Exercise:
In the listing that follows, retype every line from the first through the one containing "from matplotlib.lines import Line2D". Pictures are to be left out.

Input data:
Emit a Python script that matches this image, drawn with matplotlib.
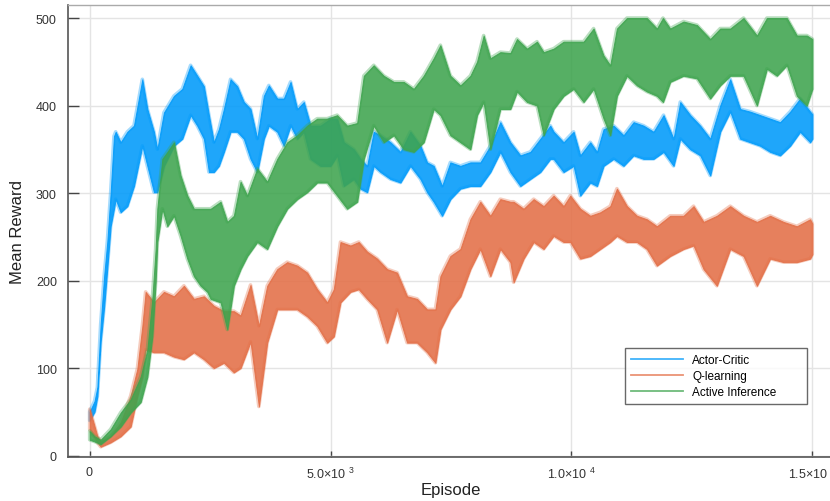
import matplotlib
matplotlib.use("Agg")
import matplotlib.pyplot as plt
from matplotlib.lines import Line2D

plt.rcParams["font.family"] = ["Liberation Sans", "DejaVu Sans"]
plt.rcParams["mathtext.fontset"] = "custom"
plt.rcParams["mathtext.rm"] = "Liberation Sans"
plt.rcParams["mathtext.it"] = "Liberation Sans"

# Reward band per method: episode, lower and upper extent of the running mean
ac_ep = [0, 100, 160, 228, 300, 367, 435, 504, 540, 643, 782, 919, 1093, 1197, 1334, 1404,
         1541, 1749, 1922, 2095, 2233, 2371, 2475, 2578, 2682, 2786, 2924, 3063, 3200, 3339,
         3478, 3615, 3719, 3893, 4030, 4170, 4308, 4445, 4584, 4791, 4998, 5137, 5274, 5482,
         5620, 5759, 5896, 6035, 6243, 6450, 6657, 6865, 7004, 7141, 7315, 7487, 7695, 7902,
         8109, 8317, 8524, 8732, 8940, 9146, 9354, 9561, 9630, 9837, 10045, 10183, 10391,
         10530, 10667, 10875, 11082, 11290, 11497, 11705, 11912, 12120, 12259, 12466, 12673,
         12881, 13088, 13296, 13503, 13710, 13918, 14125, 14332, 14540, 14747, 14955, 15000]
ac_lo = [40, 50, 68, 130, 170, 215, 262, 282, 293, 278, 285, 308, 354, 331, 301, 301,
         331, 354, 362, 389, 377, 362, 324, 324, 331, 347, 370, 370, 362, 339,
         324, 362, 377, 370, 354, 377, 362, 370, 339, 331, 331, 343, 308, 316,
         305, 301, 331, 324, 316, 312, 331, 316, 301, 290, 274, 293, 305, 308,
         308, 324, 347, 324, 308, 316, 324, 339, 339, 324, 331, 297, 312,
         308, 331, 339, 331, 343, 339, 339, 347, 331, 362, 350, 343,
         320, 370, 393, 362, 358, 354, 347, 343, 354, 370, 358, 362]
ac_hi = [50, 62, 78, 150, 205, 245, 300, 365, 370, 358, 370, 377, 430, 396, 370, 350,
         392, 411, 419, 446, 434, 422, 389, 358, 373, 396, 430, 422, 404, 396,
         362, 411, 423, 408, 408, 427, 396, 404, 377, 377, 385, 385, 358, 350,
         339, 331, 370, 366, 358, 347, 370, 354, 335, 331, 308, 335, 331, 335,
         335, 354, 381, 358, 343, 347, 362, 377, 370, 358, 370, 343, 358,
         347, 373, 377, 366, 381, 377, 370, 389, 362, 404, 389, 377,
         362, 400, 430, 396, 393, 389, 385, 381, 393, 408, 393, 390]

ql_ep = [0, 160, 228, 435, 643, 850, 989, 1093, 1161, 1334, 1541, 1749, 1956, 2163, 2371,
         2578, 2786, 2993, 3132, 3339, 3512, 3685, 3893, 4100, 4308, 4515, 4722, 4930, 5067,
         5206, 5413, 5585, 5759, 5966, 6174, 6381, 6588, 6796, 7004, 7176, 7280, 7487, 7695,
         7902, 8109, 8317, 8524, 8732, 8800, 9007, 9215, 9423, 9630, 9837, 9976, 10183,
         10391, 10598, 10805, 10944, 11152, 11359, 11566, 11774, 12050, 12327, 12535, 12743,
         13019, 13296, 13572, 13850, 14125, 14402, 14679, 14955, 15000]
ql_lo = [30, 15, 10, 15, 22, 33, 68, 90, 121, 118, 118, 113, 110, 118, 110,
         100, 106, 95, 100, 130, 56, 129, 167, 167, 167, 159, 148, 129, 136,
         175, 187, 190, 179, 167, 129, 167, 129, 129, 118, 106, 144, 167, 182,
         213, 236, 205, 236, 221, 198, 225, 244, 236, 251, 244, 244, 225,
         228, 236, 244, 251, 244, 244, 236, 217, 228, 236, 240, 213,
         194, 236, 228, 194, 225, 221, 221, 225, 230]
ql_hi = [53, 22, 16, 22, 38, 68, 99, 148, 187, 175, 187, 182, 194, 179, 182,
         171, 165, 165, 160, 195, 148, 194, 213, 221, 217, 209, 190, 175, 190,
         244, 240, 244, 233, 225, 213, 209, 182, 179, 167, 167, 205, 228, 236,
         270, 290, 274, 293, 290, 290, 282, 293, 285, 297, 285, 297, 282,
         274, 278, 285, 305, 285, 274, 270, 262, 274, 274, 285, 267,
         274, 285, 274, 267, 274, 267, 262, 270, 265]

ai_ep = [0, 100, 228, 435, 643, 850, 1058, 1197, 1300, 1369, 1404, 1508, 1612, 1749, 1887,
         2026, 2163, 2302, 2441, 2510, 2717, 2856, 2993, 3132, 3271, 3478, 3685, 3893, 4100,
         4308, 4515, 4722, 4930, 5137, 5344, 5552, 5690, 5896, 6104, 6312, 6519, 6726, 6933,
         7141, 7280, 7487, 7695, 7902, 8040, 8178, 8317, 8524, 8732, 8870, 9078, 9285, 9423,
         9630, 9837, 10045, 10252, 10460, 10667, 10805, 10944, 11152, 11359, 11566, 11774,
         11900, 12050, 12327, 12605, 12881, 13088, 13296, 13572, 13850, 14057, 14264, 14471,
         14679, 14886, 15000]
ai_lo = [18, 16, 13, 22, 33, 49, 61, 90, 136, 198, 244, 282, 262, 274, 251,
         225, 205, 194, 187, 179, 175, 144, 194, 213, 228, 244, 236, 262, 282,
         293, 301, 312, 312, 297, 282, 290, 339, 377, 358, 366, 350, 347, 358,
         396, 389, 366, 358, 350, 389, 404, 350, 396, 396, 416, 404, 400, 366,
         396, 411, 419, 404, 419, 385, 366, 411, 434, 423, 416, 411,
         404, 427, 434, 431, 408, 423, 434, 434, 400, 442, 434, 446,
         411, 400, 419]
ai_hi = [28, 22, 18, 30, 49, 64, 90, 121, 179, 236, 282, 339, 347, 358, 320,
         297, 282, 282, 282, 282, 290, 267, 274, 313, 297, 328, 313, 339, 358,
         366, 377, 385, 385, 389, 377, 380, 434, 446, 434, 427, 427, 419, 434,
         454, 469, 434, 423, 434, 450, 480, 454, 461, 460, 476, 465, 473, 461,
         465, 473, 473, 473, 488, 457, 446, 488, 500, 500, 500, 488,
         500, 488, 496, 492, 476, 488, 488, 500, 480, 500, 500, 500,
         480, 480, 476]

labels = ["Actor-Critic", "Q-learning", "Active Inference"]
colors = ["#009AFA", "#E36F47", "#3EA44E"]

x_ticks = [0, 5000, 10000, 15000]
x_tick_labels = ["$0$", r"$5.0{\times}10^{\;\;3}$", r"$1.0{\times}10^{\;\;4}$",
                 r"$1.5{\times}10^{\;\;4}$"]
y_ticks = [0, 100, 200, 300, 400, 500]

W, H = 830, 502
fig = plt.figure(figsize=(W / 100, H / 100), dpi=100)
ax = fig.add_axes([68 / W, (H - 458) / H, (834 - 68) / W, (458 - 6) / H])

series = [(ac_ep, ac_lo, ac_hi), (ql_ep, ql_lo, ql_hi), (ai_ep, ai_lo, ai_hi)]
for (ep, lo, hi), c in zip(series, colors):
    # soft fringe around each band, then the dense core
    ax.fill_between(ep, lo, hi, facecolor="none", edgecolor=c, alpha=0.35,
                    linewidth=2.6, zorder=3)
    ax.fill_between(ep, lo, hi, color=c, alpha=0.88, linewidth=0.7, edgecolor=c, zorder=3)

ax.set_xlim(-450, 15450)
ax.set_ylim(-1.7, 514.9)

ax.set_xticks(x_ticks)
ax.set_xticklabels(x_tick_labels)
ax.set_yticks(y_ticks)
ax.set_yticklabels([str(v) for v in y_ticks])

ax.grid(True, color="#e4e4e4", linewidth=1.0, zorder=0)
ax.set_axisbelow(True)

ax.tick_params(axis="y", direction="in", length=8, width=1.0, color="#444444",
               labelsize=9, labelcolor="#333333", pad=8)
ax.tick_params(axis="x", direction="in", length=4.5, width=1.0, color="#444444",
               labelsize=9, labelcolor="#333333", pad=6)

for side in ("left", "bottom"):
    ax.spines[side].set_color("#555555")
    ax.spines[side].set_linewidth(1.2)
ax.spines["top"].set_color("#aaaaaa")
ax.spines["top"].set_linewidth(1.0)
ax.spines["right"].set_color("#aaaaaa")

ax.set_xlabel("Episode", fontsize=12, color="#222222", labelpad=1)
ax.set_ylabel("Mean Reward", fontsize=12, color="#222222", labelpad=8)

handles = [Line2D([0], [0], color=c, lw=1.3, alpha=0.75) for c in colors]
leg = ax.legend(handles, labels, loc="lower left", bbox_to_anchor=(0.727, 0.117, 0.238, 0.146),
                mode="expand", fontsize=8.5, frameon=True, fancybox=False,
                edgecolor="#444444", borderpad=0.5, handlelength=4.4, handletextpad=0.8,
                labelspacing=0.35, borderaxespad=0)
leg.get_frame().set_linewidth(1.0)
leg.set_zorder(5)

fig.savefig("out.png", dpi=100)
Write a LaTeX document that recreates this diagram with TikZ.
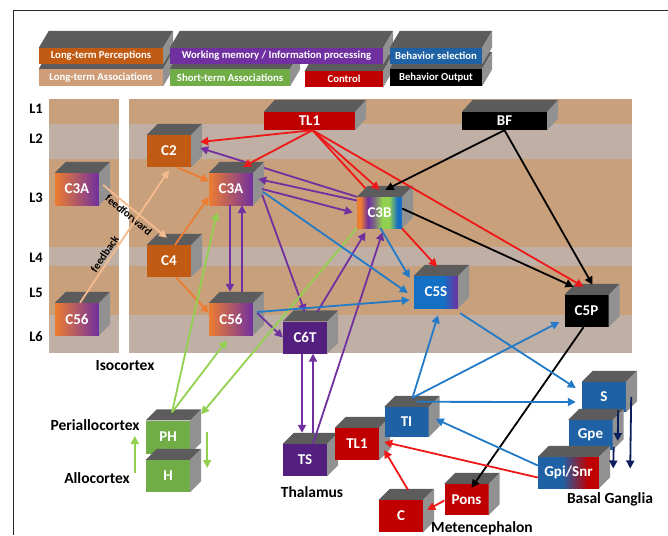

Completed exercise:
Emit a Python script that matches this image, drawn with matplotlib.
import matplotlib
matplotlib.use("Agg")
import matplotlib.pyplot as plt
from matplotlib.lines import Line2D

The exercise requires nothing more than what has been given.